Glossary term

Range

Range is the difference between the highest and lowest prices of a security, asset, or index over a specific period.

Updated

May 16, 2026

Read time

2 min read

What Is Range?

Range is the difference between the highest and lowest prices of a security, asset, or index over a specific period. Investors may look at a daily range, 52-week range, intraday range, trading range, or range over any chosen time window.

The term is broad, but in market context it is usually about price movement between a high and a low.

Key Takeaways

  • Range measures the spread between the high and low price over a period.
  • A wider range can suggest more price volatility during that period.
  • A narrow range can suggest quieter trading, but it does not guarantee low future risk.
  • Range can be measured intraday, daily, weekly, yearly, or across custom periods.
  • Range is descriptive. It does not explain why the price moved.

How Range Works

If a stock trades as high as $52 and as low as $48 during the day, its daily range is $4. If an index reaches 5,300 at its high and 5,000 at its low during a month, its monthly range is 300 points.

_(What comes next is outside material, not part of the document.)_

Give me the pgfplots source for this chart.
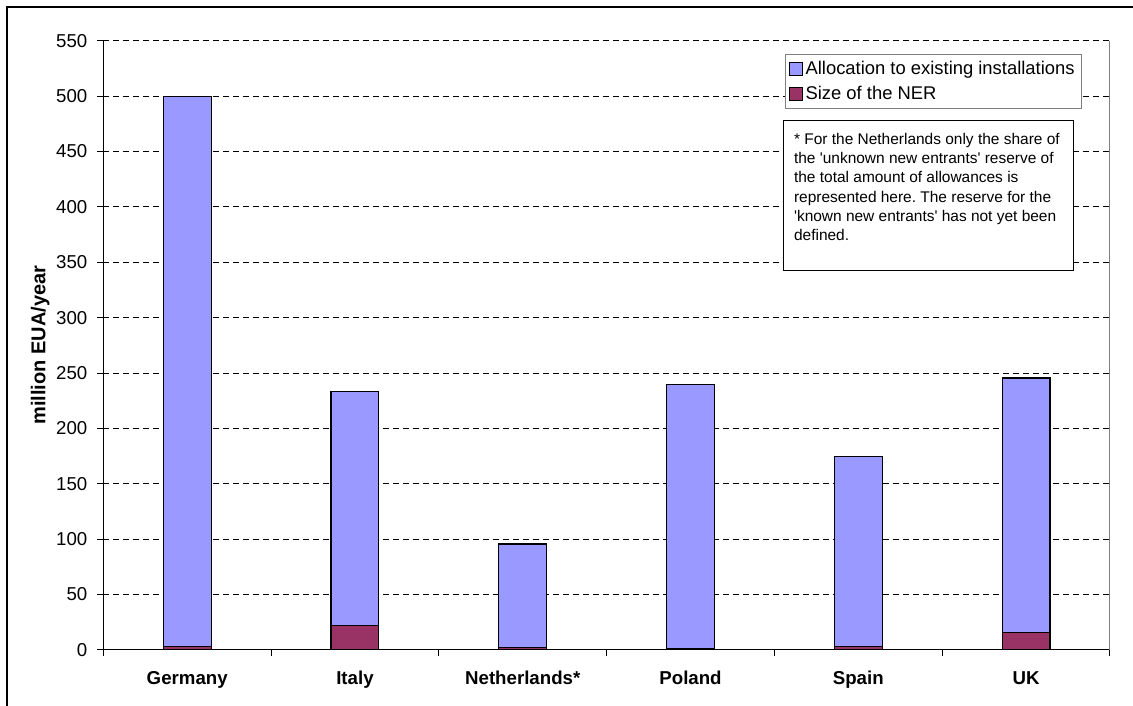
\documentclass[border=0pt]{standalone}
\usepackage{fontspec}
\setmainfont{Liberation Sans}
\newfontfamily\notefont{Liberation Sans}
\usepackage{pgfplots}
\pgfplotsset{compat=1.18}
\definecolor{alloc}{HTML}{9999FF}
\definecolor{ner}{HTML}{993366}
\frenchspacing

\begin{document}
\begin{tikzpicture}
\path[use as bounding box] (-77.5pt,-42pt) rectangle (772.3pt,487.5pt);
\draw[line width=1.5pt] (-72.6pt,-60pt) -- (-72.6pt,482.25pt) -- (800pt,482.25pt);
\begin{axis}[
    scale only axis,
    width=755pt, height=457pt,
    ybar stacked,
    bar width=0.285,
    xmin=0, xmax=6,
    ymin=0, ymax=550,
    ytick={0,50,...,550},
    xtick={0,...,6},
    xticklabels={},
    extra x ticks={0.5,1.5,2.5,3.5,4.5,5.5},
    extra x tick labels={Germany,Italy,Netherlands*,Poland,Spain,UK},
    extra x tick style={major tick length=0pt,
        xticklabel style={font=\bfseries\fontsize{14}{16}\selectfont, yshift=-12.5pt}},
    axis x line*=bottom,
    axis y line*=left,
    axis line style={line width=0.75pt},
    tick style={black, line width=0.75pt},
    tick align=outside,
    major tick length=4.5pt,
    ymajorgrids,
    grid style={black, line width=0.75pt, dash pattern=on 4pt off 3.5pt},
    /pgf/number format/assume math mode=true,
    yticklabel style={font=\fontsize{14}{16}\selectfont, xshift=-4pt},
    ylabel={million EUA/year},
    ylabel style={font=\bfseries\fontsize{15}{17}\selectfont, at={(rel axis cs:0,0.5)}, anchor=center, yshift=47.4pt},
    reverse legend,
    legend cell align=left,
    legend style={at={(0.972,0.978)}, anchor=north east, draw=gray, line width=0.75pt,
        font=\fontsize{13.8}{16}\selectfont, row sep=3.5pt, inner xsep=3pt, inner ysep=3pt},
    legend image code/.code={\draw[#1, draw=black, line width=0.6pt] (0pt,-4.9pt) rectangle (9.8pt,4.9pt);},
]
\addplot[fill=ner, draw=black, line width=0.9pt] coordinates {
    (0.5,3) (1.5,22) (2.5,2.5) (3.5,1.5) (4.5,3.3) (5.5,15.5)};
\addlegendentry{Size of the NER}
\addplot[fill=alloc, draw=black, line width=0.9pt] coordinates {
    (0.5,496.5) (1.5,211) (2.5,93.2) (3.5,237.9) (4.5,171) (5.5,229.9)};
\addlegendentry{Allocation to existing installations}
\draw[gray, line width=0.75pt] (rel axis cs:1,0) -- (rel axis cs:1,1);
\end{axis}
\node[draw=black, line width=0.75pt, fill=white, anchor=north west, inner sep=0pt,
    minimum width=217.5pt, minimum height=112.5pt] at (509.6pt,397.6pt) {};
\node[anchor=north west, inner sep=0pt, align=left,
    font=\notefont\fontsize{11.6}{14.5}\selectfont] at (517.9pt,388pt)
    {* For the Netherlands only the share of\\
     the 'unknown new entrants' reserve of\\
     the total amount of allowances is\\
     represented here. The reserve for the\\
     'known new entrants' has not yet been\\
     defined.};
\end{tikzpicture}
\end{document}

Investors use range to understand how much prices moved during a period. Traders may use range to think about volatility, support, resistance, stop placement, or position size.

Common Range Measures

Range type

What it measures

Intraday range

High minus low during one trading day

52-week range

Highest and lowest prices over the past year

Trading range

Price band where an asset has been moving over a period

Average range

Typical high-low movement over several periods

Limits of Range

Range tells investors what happened, not what caused it. A wide range could reflect news, illiquidity, earnings, panic, a normal volatile session, or a temporary trading issue.

Range also leaves out direction. A stock can have a wide range and finish unchanged, or it can have a narrow range while trending steadily.

The Bottom Line

Range is the difference between the high and low price of a security, asset, or index over a chosen period. It is a useful price-movement measure, but it should be paired with volume, trend, volatility, news, and investment context.